Sunday, April 26, 2026

HOW TRUMP LIKES HIS NARCISSISTIC SUPPLY SERVED

There was a shooting last night at the White House Correspondents Dinner and the president did a 180 on the subject of White House correspondents, according to The New York Times:
All week long he had been aiming screeds at the news outlets in the room, but now he was praising the reporters before him, complimenting their outfits, using a polite tone of voice and thanking them for their work.

“You’ve been very responsible in your coverage,” he said. “I will say I’ve been seeing what’s been out. You’ve been very responsible.”

This was definitely not the message he had planned to deliver to the media tonight. He said he was going to make what he called the “most inappropriate speech ever made,” and sounded a bit disappointed that he had been robbed of that opportunity. So disappointed, in fact, that he vowed the dinner would be rescheduled for some time in the next 30 days.

But then, he would need a rewrite — or at least that is what he said for now.

“I don’t know if I can ever be as rough as I was going to be tonight,” he said. “I think I’m going to be probably very nice. I’ll be very boring the next time, but we’re going to have a great event.”
I have no idea whether Trump really would have delivered the "most inappropriate speech ever made" if the shooting hadn't happened. This could be an empty boast, like his threats to obliterate Iran. But I assume he would have delivered a typical Trump speech -- a rambling but very nasty hour-and-a-half diatribe, probably with an emphasis on the supposed sins of "the fake news." It would have been ugly. It might have had a few new insults that would have seemed unusually harsh even by Trump's standards and would have grabbed all the headlines, while going viral on X and Bluesky.

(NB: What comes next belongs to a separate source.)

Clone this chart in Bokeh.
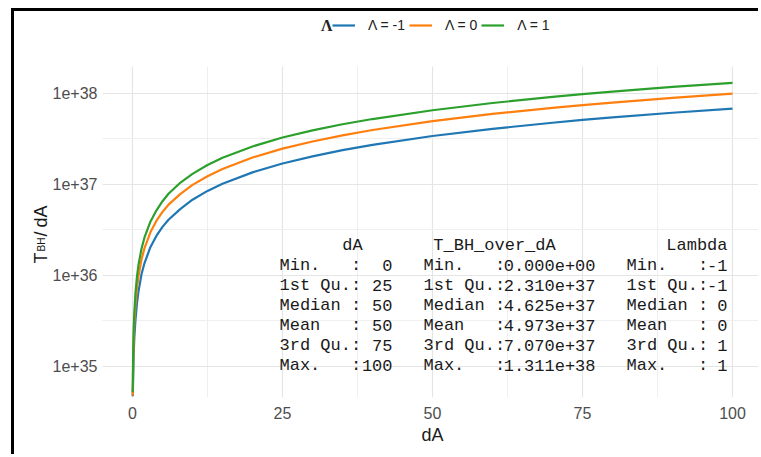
import math
from bokeh.plotting import figure
from bokeh.models import (Range1d, FixedTicker, CustomJSTickFormatter, Label,
                          Legend, LegendItem, BoxAnnotation, Title)
from bokeh.embed import file_html
from bokeh.resources import INLINE

# ---------------- data ----------------
dA = [0.04, 0.1, 0.2, 0.3, 0.5, 0.75, 1, 1.5, 2, 3, 4, 5, 6, 8, 10, 12.5, 15,
      20, 25, 30, 35, 40, 50, 60, 70, 75, 80, 90, 100]
# T_BH / dA in units of 1e36
T_lambda_m1 = [0.047, 0.069, 0.137, 0.206, 0.33, 0.50, 0.67, 1.03, 1.37, 2.06,
               2.74, 3.42, 4.1, 5.4, 6.8, 8.5, 10.2, 13.6, 17.0, 20.4, 23.9,
               27.3, 34.1, 40.9, 47.7, 51.2, 54.6, 61.4, 68.3]
T_lambda_0 = [0.048, 0.1, 0.2, 0.3, 0.48, 0.73, 0.98, 1.5, 2.0, 3.0, 4.0, 5.0,
              6.0, 7.9, 9.9, 12.3, 14.8, 19.8, 24.8, 29.7, 34.7, 39.7, 49.6,
              59.6, 69.6, 74.5, 79.5, 89.5, 99.5]
T_lambda_p1 = [0.052, 0.13, 0.26, 0.39, 0.65, 0.98, 1.31, 1.97, 2.62, 3.93,
               5.2, 6.55, 7.9, 10.5, 13.1, 16.4, 19.7, 26.2, 32.8, 39.3, 45.9,
               52.4, 65.5, 78.6, 91.7, 98.3, 104.9, 118.0, 131.1]
unit = 1e36

series_labels = ["Λ = -1", "Λ = 0", "Λ = 1"]
series_colors = ["#1f77b4", "#ff7f0e", "#2ca02c"]

x_ticks = [0, 25, 50, 75, 100]
x_minor = [12.5, 37.5, 62.5, 87.5]
y_ticks = [1e35, 1e36, 1e37, 1e38]
y_minor = [10 ** 35.5, 10 ** 36.5, 10 ** 37.5]

# summary() output table
sum_headers = ["dA", "T_BH_over_dA", "Lambda"]
sum_row_names = ["Min.", "1st Qu.", "Median", "Mean", "3rd Qu.", "Max."]
sum_dA = ["0", "25", "50", "50", "75", "100"]
sum_T = ["0.000e+00", "2.310e+37", "4.625e+37", "4.973e+37", "7.070e+37", "1.311e+38"]
sum_L = ["-1", "-1", "0", "0", "1", "1"]

# ---------------- figure ----------------
W, H = 747, 446
FB = 60
PX0, PY0 = 14, 397           # frame bottom-left on the page
panel_left, panel_top_log = -5, 38.297

p = figure(width=W, height=H, output_backend="svg", toolbar_location=None,
           y_axis_type="log", title=None,
           x_range=Range1d(-19.6667, 104.8333),
           y_range=Range1d(10 ** 34.6593, 10 ** 38.9011),
           min_border_left=0, min_border_right=0,
           min_border_top=0, min_border_bottom=FB)
p.styles = {"border-top": "3px solid black", "border-left": "3px solid black",
            "margin-left": "11px", "margin-top": "8px"}
p.outline_line_color = None
p.background_fill_color = "white"
p.border_fill_color = "white"

# grid
for g in (p.xgrid, p.ygrid):
    g.grid_line_color = "#e5e5e5"
    g.grid_line_width = 1.2
    g.minor_grid_line_color = "#efefef"
    g.minor_grid_line_width = 1

# white masks outside the ggplot panel (hide grid there)
p.add_layout(BoxAnnotation(right=panel_left, fill_color="white", fill_alpha=1,
                           line_color=None, level="underlay"))
p.add_layout(BoxAnnotation(bottom=10 ** panel_top_log, fill_color="white",
                           fill_alpha=1, line_color=None, level="underlay"))

renderers = []
for vals, col in zip([T_lambda_m1, T_lambda_0, T_lambda_p1], series_colors):
    r = p.line(dA, [v * unit for v in vals], line_color=col, line_width=2.2)
    renderers.append(r)

# axes
p.xaxis.ticker = FixedTicker(ticks=x_ticks, minor_ticks=x_minor)
p.yaxis.ticker = FixedTicker(ticks=y_ticks, minor_ticks=y_minor)
p.yaxis.formatter = CustomJSTickFormatter(
    code="return '1e+' + Math.round(Math.log10(tick));")
p.yaxis.fixed_location = panel_left
for ax in (p.xaxis, p.yaxis):
    ax.axis_line_color = None
    ax.major_tick_line_color = None
    ax.minor_tick_line_color = None
    ax.major_tick_out = 0
    ax.major_tick_in = 0
    ax.minor_tick_out = 0
    ax.minor_tick_in = 0
    ax.major_label_text_font = "Liberation Sans"
    ax.major_label_text_font_size = "16px"
    ax.major_label_text_color = "#4d4d4d"
p.yaxis.major_label_standoff = 5
p.xaxis.major_label_standoff = 9

# x axis title, placed over dA = 50
p.add_layout(Title(text="dA", align="left", offset=421 - PX0,
                   vertical_align="middle", standoff=4,
                   text_font="Liberation Sans", text_font_size="18px",
                   text_font_style="normal", text_color="#1a1a1a"), "below")

def lab(text, xp, yp, size, font="Liberation Sans", align="left",
        baseline="alphabetic", angle=0.0, style="normal", color="#1a1a1a"):
    p.add_layout(Label(x=xp - PX0, y=PY0 - yp, x_units="screen", y_units="screen",
                       text=text, angle=angle, text_align=align,
                       text_baseline=baseline, text_font=font,
                       text_font_size=size, text_font_style=style,
                       text_color=color))

# y axis title: T with subscript BH, then /dA (rotated)
ylab_angle = math.pi / 2
lab("T", 40, 263, "18px", angle=ylab_angle)
lab("BH", 41, 251, "10px", angle=ylab_angle)
lab("/", 40, 236, "18px", angle=ylab_angle)
lab("dA", 40, 227, "18px", angle=ylab_angle)

# legend
legend = Legend(items=[LegendItem(label=t, renderers=[r])
                       for t, r in zip(series_labels, renderers)],
                orientation="horizontal", location=(332 - PX0, PY0 - 25 - 8),
                glyph_width=23, glyph_height=16, label_standoff=13, spacing=4,
                padding=0, margin=0, border_line_color=None,
                background_fill_alpha=0, label_text_font="Liberation Sans",
                label_text_font_size="14px", label_text_color="#222222")
p.add_layout(legend)
lab("Λ", 332, 25, "16px", font="Liberation Serif", align="right",
    baseline="middle", style="bold", color="#222222")

# summary table text
mono = "Liberation Mono"
fs = "17px"
cw = 10.2
col_start = [279, 423, 626]
col_right = [392, 595, 727]
col_vals = [sum_dA, sum_T, sum_L]
rows_y = [265, 285, 305, 325, 345, 365]
lab(sum_headers[0], 352, 245, fs, font=mono, align="center", baseline="middle")
lab(sum_headers[1], 494, 245, fs, font=mono, align="center", baseline="middle")
lab(sum_headers[2], 727, 245, fs, font=mono, align="right", baseline="middle")
for c in range(3):
    for i, name in enumerate(sum_row_names):
        yv = rows_y[i]
        lab(name, col_start[c], yv, fs, font=mono, baseline="middle")
        lab(":", col_start[c] + 7 * cw, yv, fs, font=mono, baseline="middle")
        lab(col_vals[c][i], col_right[c], yv, fs, font=mono, align="right",
            baseline="middle")

open("out.html", "w").write(file_html(p, INLINE))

And then the shooting happened, and Trump was the central figure in the only news story anyone cared about. And all of a sudden, he didn't feel the need to launch mean-spirited attacks at the press, because his narcissistic supply needs were being met. He no longer needed to make news. He was news. Attention was coming to him.

Now he gets to say he's in rarefied company:
When asked by a reporter, “Why do you think this keeps happening?” Trump responded, “Well, you know, I've studied assassinations, and I must tell you the most impactful people, the people who do the most, take a look at Abraham Lincoln ... the people that make the biggest impact, they're the ones that they go after. They don't go after the ones that don't do much.”

“And when you look at the people where there was an attempt or a successful attempt, they're very impactful people. They're big names," he continued.
(Apparently he doesn't know that Gerald Ford, one of our least consequential presidents, survived two assassination attempts in one month.)

And he gets to demand his beloved ballroom, which I'm beginning to believe he sees as himself in the form of a building.

Am I saying that Trump doesn't really hate the media -- that it's all an act? No. He hates the media and he wants to woo the media. He's known for attacking some of the same journalists he's courting -- Maggie Haberman, for instance. He wants them to write nothing but flattering pieces about him, and he hates them when they don't. But instead of accepting the idea that they sometimes won't feed his ego, he continues to seek their praise and resent them when they don't deliver it. His need for praise is bottomless.

But a shooting silences any criticism of Trump, at least temporarily. And so he gets the coverage he wants
“You’ve been very responsible in your coverage,” he said. “I will say I’ve been seeing what’s been out. You’ve been very responsible.”
Translation: He's the main character, and no one is being mean to him. And the world turns on Trump's need for ego gratification.